Кроме явного честолюбия — силы личных чувств в Кобрисове нигде автор не отмечает, даже напротив. Бесчувственно, бегло генерал воспринимает весть, что утонула его любовница, — ну, может быть, по огненности плацдарменного момента, только — «Как же это? Как допустили?» — впрочем, и очень верно. Но — позже? потом о ней? — ни скольженьем. Так же и к лейтенанту Нефёдову — не выполнил обещания, данного герою в предсмертный час, не послал письма его возлюбленной. Воспринимается без веры и что, при близости с медсестрой, испытывает не мелькучее, а чуть не молитвенное угрызение совести к жене: «Неужели же мне всё не простится?» — Так же совсем без доверия воспринимается сообщение автора (ничем не подтверждённое, ни на чём более не показанное): «И стало частым (?) непривычное ему, раньше и не сознаваемое как необходимость, обращение к Тому, о Ком он не задумывался путём, лишь тогда вспоминал, когда смерть грозила или мучило ранение». Вот суеверие — это есть, во вспышке всего лишь мелкой дурной приметы разражается на танкового майора: «под трибунал пойдёшь!» (да кто на фронте не слышал этого от генералов, и сколько раз).

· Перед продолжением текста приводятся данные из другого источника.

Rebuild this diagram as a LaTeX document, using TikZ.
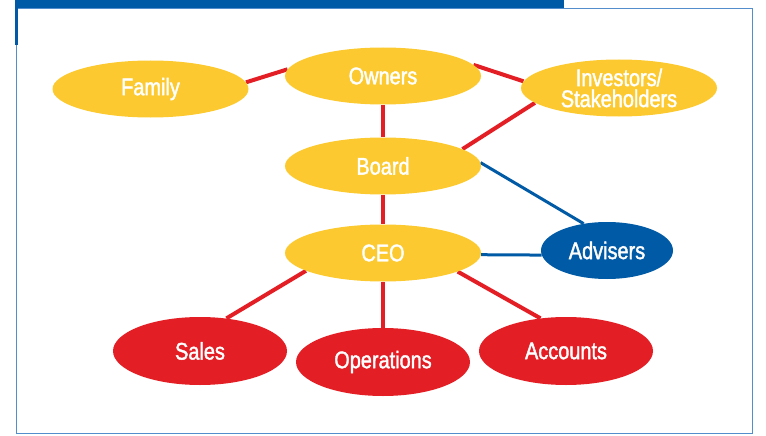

А что непрерывно движет Кобрисовым — честолюбивая жажда успеха. Он — и лестью выторговывает желанное ему от Ватутина приказание на мырятинский плацдарм. Во взрыве этого честолюбия — чего же другого? — услышав благодарственный приказ Сталина с лишней звездою на погон, он совершает свой впечатляющий внезапный поворот от Москвы опять на фронт — «Предславль брать, не меньше!»
Уже к самому концу книги автор придаёт Кобрисову и как будто способность человековедения: оказывается, он всегда понимал и знал, что три ближайших к нему человека — адъютант, ординарец и шофёр — были на крючке оперуполномоченного. И, уже в отставке, к старости, когда он «вымучивал свои мемуары», где правды сказать нельзя, а все сочиняют, — Кобрисов «всё большее облегчение находил в том, чтоб уходить под защиту своей дури». Он, вот, и командовать расхотел, и даже ему «вспоминать войну расхотелось». И докоснулся он до мысли, что «умирание — тоже наука». И вот когда — с теплотой приходит в память та мимоходная сестра — и её почти безошибочное предсказание, что «ляжет он на том берегу». Хотя и не умер там, но именно там настигли его снаряды собственные, из пушек его армии и направленные смершевцем.